Изначально-то мирской гнев обрушивался на конокрадов, поджигателей да на тех, кого бабья молва ведьмой окрестит. Конокрад — он хуже татя ночного. Он не просто добро чужое берёт, он у семьи крестьянской самую жилу вытягивает. Лошадь увести — что руки-ноги отрубить, на голодную смерть весь дом обречь. Потому и расправа была беспощадной. В степях оренбургских, где конь — всему голова, ловили башкир-конокрадов артелью, с гиком да со стрельбой. Кого в погоне пулей снимут, а кого живьём возьмут. И вот приводят такого в деревню, а мужики уж ждут, лица чёрные, скулы каменные. Не кричат, не бьют — молчат. А от этого молчания, от этой свинцовой тишины мороз по коже. Пригнут две берёзки молодые, гибкие, к самой земле, прикрутят к ним вора за руки, за ноги, растянув меж деревьями. А потом один шагнёт, топором верёвки — тях! Деревья с посвистом в небо взметнутся, и только хрустнет страшно, разрывая тело надвое. Не суд это, а закон степной, первобытный: око за око, жизнь за жизнь.
Такая же доля ждала и «порчельников». В деревне под самым Псковом жил на отшибе мельник, мужик хмурый, себе на уме, с травами да кореньями знался. И вот пошёл по деревне падёж на скотину, а за ним и детишки захворали, сохнуть стали. Кто виноват? Долго ли искать. «Колдун!» — зашептали по избам бабы, крестясь на образа. «Он, окаянный, порчу навёл!» — загудели мужики. Собрались ночью, выпили для храбрости да и пошли к мельнице с кольём да вилами. Выволокли мельника, а он и не поймёт за что. Клянётся, крест нательный кажет — никто и не слушает. Прикрутили его верёвками к мельничному колесу, что от времени замшело, да и пустили воду. Заскрипело колесо, поворачиваясь, окуная его в ледяную воду, поднимая к небу и снова ввергая в пучину. И потонули в шуме воды и отчаянный крик, и страшный хруст ломаемых костей. А через неделю мор и впрямь кончился: то ли оттого, что морозы первые ударили, то ли и впрямь жертва помогла — кто теперь разберёт. Только укрепились люди в своей правоте.
Как власть государственная окрепла, законы свои понаписала, так самосуд преступлением стал почитаться. Да только в народе-то всё по-старому: закон — он далеко, а правда — вот она, под боком. Особенно после воли, после шестьдесят первого года, когда всё пошло вразброд.

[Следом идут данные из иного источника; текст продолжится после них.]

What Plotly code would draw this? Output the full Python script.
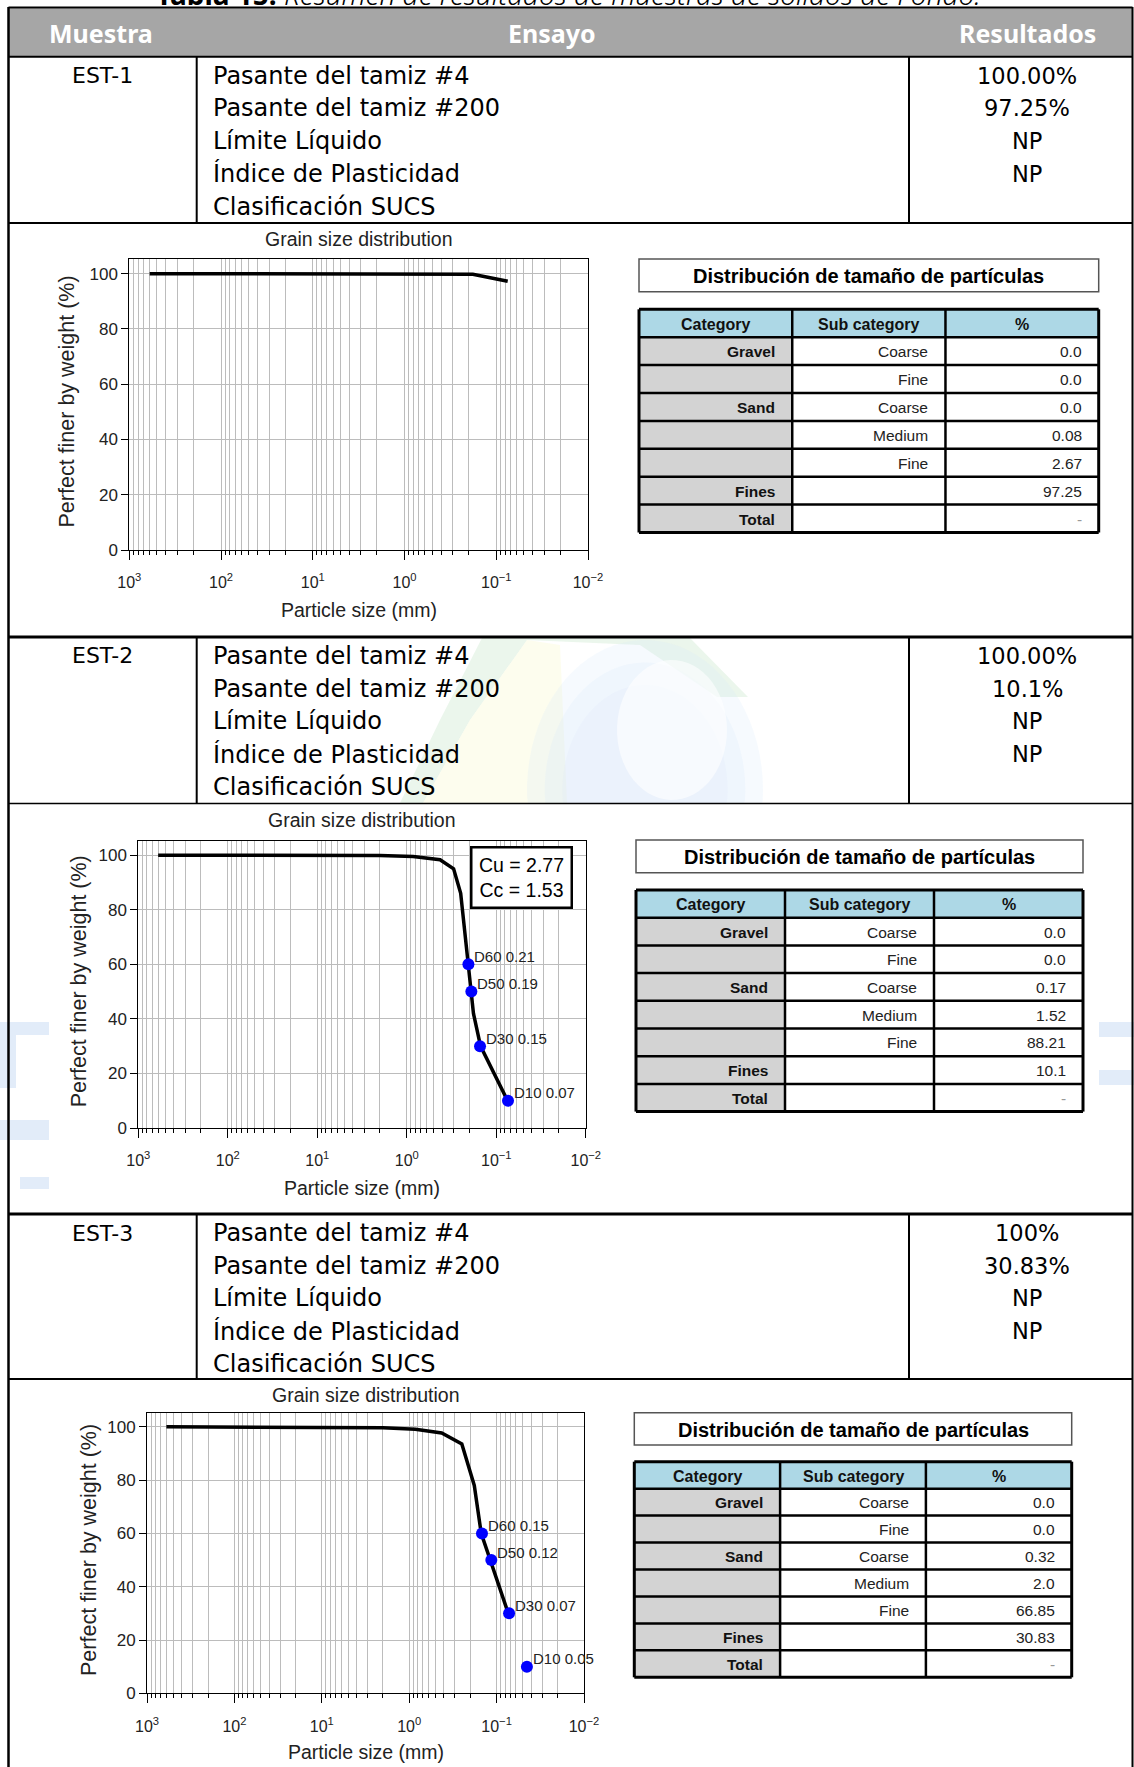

Вот и в нашей с вами Вадье случай был, под самый конец девятнадцатого века, в августе, когда ночи тёмные. Поймал мужик у себя в огороде бабу молодую, овощи воровавшую. От голода она, от нужды ли — кто там разбираться стал. Хозяин как заорёт — вся деревня на всполох. Сбежались, окружили. Она в ногах ползает, воет — а её уже бьют чем попало: кто кулаком, кто палкой. А потом и вовсе в дикий раж вошли: сорвали с неё последнюю рубаху, к косам длинным кочаны капусты привязали, всё тело горькой редькой да брюквой облепили — тем самым, что она унести хотела. И повели в таком виде, окровавленную, по деревне, на позор и глумление. Утешились, натешились, а опосля завели её в баню, жарко натопленную, дверь подпёрли, все щели, все отдушины мхом да паклей законопатили. Там, в жару да в угаре, она и дошла. Да и этого мало показалось — вытащили мёртвое тело да в болотине утопили, чтобы и следа не осталось от их страшного суда.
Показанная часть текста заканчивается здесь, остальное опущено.